Manila, 4 February—Ah, February. Either you hate it or you love it. :) This week has been a sort of feast for me—I finally got to watch Call Me By Your Name at the cinemas and finish One Day at a Time's season 2 on Netflix. Plus, I sat through the fantastic Graphika Manila conference—what a great stimulus dive, that one.
Caught Armie Hammer and Timothée Chalamet in Luca Guadagnino's 2017 film, "Call Me By Your Name" when it finally got its commercial cinema run earlier this week. It's a gorgeous coming-of-age film that follows 17-year-old Elio and their family's American summer guest/his father's research assistant, Oliver, as they bike through a beautiful Italian summer, dipping in lakes and wearing criminally short shorts.
The colors and the locations are perfect, and the languid pace is fitting, I suppose, in depicting the slow unfolding of a first love. To be honest, a lot of it was new for me—for someone who has been primarily exposed to coming-of-age films featuring women, "Call Me By Your Name" was a revelation, though admittedly, many portions seemed confusing to me, and there were many obviously emotional beats that I was unable to connect with.
I was parsing my reaction to the film afterwards: Long story short, I was underwhelmed, and I feel really bad for not liking it as much as I wanted to like it. It was okay—but I didn't relate as much as I had hoped with either Elio or Oliver. I wasn't able to see through their characters, get to know them as intimately as I wanted, nor was I able to fully appreciate where they were coming from.

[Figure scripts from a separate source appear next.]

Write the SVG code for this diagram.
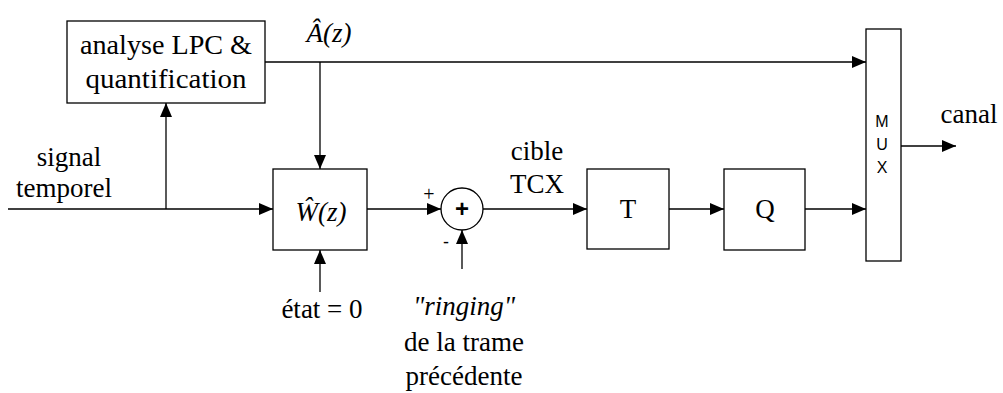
<svg xmlns="http://www.w3.org/2000/svg" width="1003" height="393" viewBox="0 0 1003 393">
<style>
.box{fill:#fff;stroke:#000;stroke-width:1.3}
.ln{fill:none;stroke:#000;stroke-width:1.3}
.t{font-size:27px;fill:#000;text-anchor:middle}
.i{font-style:italic}
.s{fill:#000;text-anchor:middle}
</style>
<defs>
<marker id="ah" markerUnits="userSpaceOnUse" markerWidth="14" markerHeight="12" refX="14" refY="6" orient="auto">
<path d="M0,0 L14,6 L0,12 Z" fill="#000"/>
</marker>
</defs>
<g id="connectors">
<line class="ln" x1="8" y1="209" x2="273" y2="209" marker-end="url(#ah)"/>
<line class="ln" x1="166" y1="209" x2="166" y2="103" marker-end="url(#ah)"/>
<line class="ln" x1="265" y1="62" x2="866" y2="62" marker-end="url(#ah)"/>
<line class="ln" x1="320" y1="62" x2="320" y2="169" marker-end="url(#ah)"/>
<line class="ln" x1="367" y1="209" x2="441" y2="209" marker-end="url(#ah)"/>
<line class="ln" x1="320" y1="292" x2="320" y2="250" marker-end="url(#ah)"/>
<line class="ln" x1="462" y1="269" x2="462" y2="230" marker-end="url(#ah)"/>
<line class="ln" x1="483" y1="209" x2="587" y2="209" marker-end="url(#ah)"/>
<line class="ln" x1="669" y1="209" x2="724" y2="209" marker-end="url(#ah)"/>
<line class="ln" x1="805" y1="209" x2="866" y2="209" marker-end="url(#ah)"/>
<line class="ln" x1="901" y1="146" x2="956" y2="146" marker-end="url(#ah)"/>
</g>
<g font-family="'Liberation Serif', 'Times New Roman', Times, serif">
<g id="lpc">
<rect class="box" x="67" y="21" width="198" height="82"/>
<text class="t" x="166" y="54" textLength="172" lengthAdjust="spacingAndGlyphs">analyse LPC &amp;</text>
<text class="t" x="166" y="88" textLength="161" lengthAdjust="spacingAndGlyphs">quantification</text>
</g>
<g id="label-a">
<text class="t i" x="329" y="42">Â(z)</text>
</g>
<g id="label-signal">
<text class="t" x="69" y="166">signal</text>
<text class="t" x="64" y="197">temporel</text>
</g>
<g id="w">
<rect class="box" x="273" y="169" width="94" height="81"/>
<text class="t i" x="321" y="221">Ŵ(z)</text>
</g>
<g id="label-etat">
<text class="t" x="322" y="318">état = 0</text>
</g>
<g id="sum">
<circle class="box" cx="462" cy="209" r="21"/>
<text class="s" x="462" y="217" font-family="'Liberation Sans', Arial, sans-serif" style="font-size:24px;font-weight:bold">+</text>
<text class="t" x="429" y="201" style="font-size:20px">+</text>
<text class="s" x="446" y="248" font-family="'Liberation Sans', Arial, sans-serif" style="font-size:18px">-</text>
</g>
<g id="label-ringing">
<text class="t i" x="464" y="315">"ringing"</text>
<text class="t" x="464" y="351">de la trame</text>
<text class="t" x="464" y="385">précédente</text>
</g>
<g id="label-cible">
<text class="t" x="537" y="160">cible</text>
<text class="t" x="537" y="193">TCX</text>
</g>
<g id="t">
<rect class="box" x="587" y="169" width="82" height="80"/>
<text class="t" x="628" y="218">T</text>
</g>
<g id="q">
<rect class="box" x="724" y="169" width="81" height="81"/>
<text class="t" x="765" y="218">Q</text>
</g>
<g id="mux">
<rect class="box" x="866" y="29" width="35" height="232"/>
<g font-family="'Liberation Sans', Arial, sans-serif" style="font-size:16px">
<text class="s" x="882" y="127">M</text>
<text class="s" x="882" y="150">U</text>
<text class="s" x="882" y="173">X</text>
</g>
</g>
<g id="label-canal">
<text class="t" x="969" y="123">canal</text>
</g>
</g>
</svg>
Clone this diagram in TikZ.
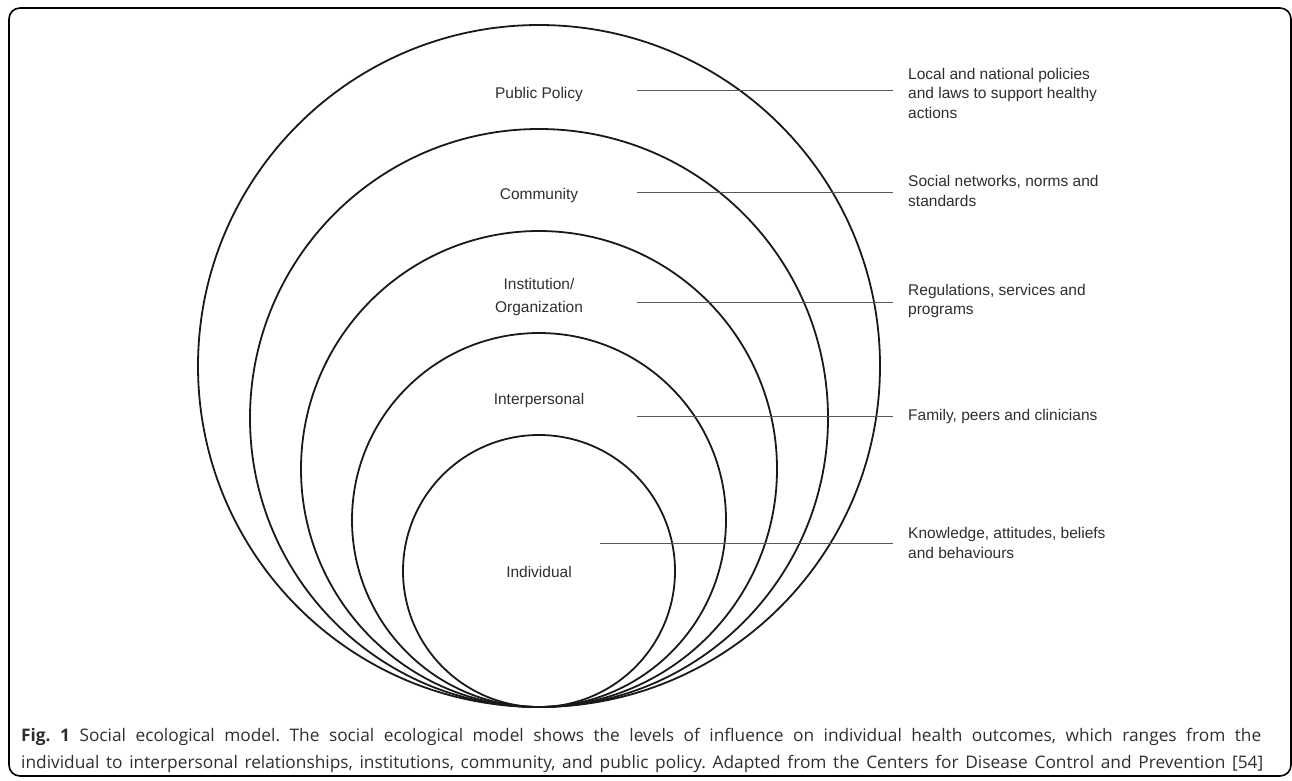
\documentclass[tikz,border=0pt]{standalone}
\usepackage{fontspec}
\setmainfont{Liberation Sans}
\newfontfamily\capfont{Open Sans}
\frenchspacing
\begin{document}
\begin{tikzpicture}[x=1pt,y=-1pt,
  ring/.style={draw=black!90,line width=1.8pt},
  lvl/.style={font=\fontsize{15.5}{22.5}\selectfont,text=black!82,align=center,inner sep=0},
  desc/.style={font=\fontsize{15.5}{19.5}\selectfont,text=black!82,align=left,anchor=west,inner xsep=15pt,inner ysep=0},
  lead/.style={draw=black!65,line width=1pt},
  captext/.style={anchor=base west,inner sep=0,font=\capfont\fontsize{17.3}{27}\selectfont,text=black!82}]
\useasboundingbox (0,0) rectangle (1292,780);
\draw[line width=1.6pt,rounded corners=11pt] (9,8) rectangle (1291,776);
\foreach \r in {341,289,238,187,136}
  \draw[ring] (539,{707-\r}) circle[radius=\r pt];
% level labels
\node[lvl] (l1) at (539,94) {Public Policy};
\node[lvl] (l2) at (539,195) {Community};
\node[lvl] (l3) at (539,297) {Institution/\\Organization};
\node[lvl] (l4) at (539,400) {Interpersonal};
\node[lvl] (l5) at (539,572) {Individual};
% descriptions
\node[desc] (r1) at (893,93) {Local and national policies\\and laws to support healthy\\actions};
\node[desc] (r2) at (893,191) {Social networks, norms and\\standards};
\node[desc] (r3) at (893,301) {Regulations, services and\\programs};
\node[desc] (r4) at (893,416) {Family, peers and clinicians};
\node[desc] (r5) at (893,543) {Knowledge, attitudes, beliefs\\and behaviours};
% leader lines
\coordinate (s1) at (637,90);
\coordinate (s2) at (637,192);
\coordinate (s3) at (637,302);
\coordinate (s4) at (637,416);
\coordinate (s5) at (600,543);
\foreach \i in {1,...,5} \draw[lead] (s\i) -- (s\i -| r\i.west);
% caption
\node[captext] (cap1) at (21,741) {\makebox[1240pt][s]{\textbf{Fig.~1} Social ecological model. The social ecological model shows the levels of influence on individual health outcomes, which ranges from the}};
\node[captext] (cap2) at (21,768) {\makebox[1242pt][s]{individual to interpersonal relationships, institutions, community, and public policy. Adapted from the Centers for Disease Control and Prevention [54]}};
\end{tikzpicture}
\end{document}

Perhaps this is because I'm a woman-loving-woman: I am unable to "fill in the blanks" for their logic and their motivations, unlike, say, when I watch and appreciate a coming-of-age film featuring a younger girl who falls in love with her mother's older research assistant, who happens to also be a woman. (LBR, I'd watch this.)
I understand that this is possibly my shortcoming, influenced by my own biases, but here I am suddenly reminded by my reaction to the Jasmine Curtis/Louise delos Reyes starrer "Baka Bukas", which I also did not like very much, despite it being a coming of age movie about two girls discovering love in the city. I remember feeling this familiar mix of confusion, disappointment and self-loathing: Why can't I like nice things?
But I digress.
That said, I'm not saying I did not enjoy Call Me By Your Name—I did, and Chalamet's face in that final scene is simply devastating. It reminds me (a bit) of Blue is the Warmest Color (Lea Seydoux/Adele Exarchopoulos). Watch it if you can! :)
Feature Netflix binge: One Day at a Time Season 2
Justina Machado is Penelope Alvarez and Rita Moreno is Penelope's mother, Lydia, in this heartwarming family comedy about three generations of a Cuban-American family.
We finished bingeing Season 2 of One Day at a Time this week—god, what a good show! The 13-episode season made me laugh, made me cry, made me think. I have always loved how the show manages to discuss several issues with tenderness and nuance—from race and immigration, to religion and gun control, to LGBT and coming of age, to mental health: This series touches on them, and more.
Super duper loved mami Lydia in this season—watch til the very end! The finale made us cry, and ugh. Good show, more please, I miss it already!
And now for something unexpected: I won the raffle at Graphika Manila!
I don't even go here haha
My first time attending Graphika Manila, the country's premier conference for creatives, was super fun! It was such a stimulus dive especially for someone like me, who hasn't really been exposed to these kinds of events. Listened to Adam J. Kurtz and Chris Do, whose insights I found particularly relevant. Also enjoyed the talk of the guy behind Cool Shit, whose other projects include a giant installation of Lionel Richie's head.
I learned a lot. I'm not sure I needed to know all of that (haha) but here I am.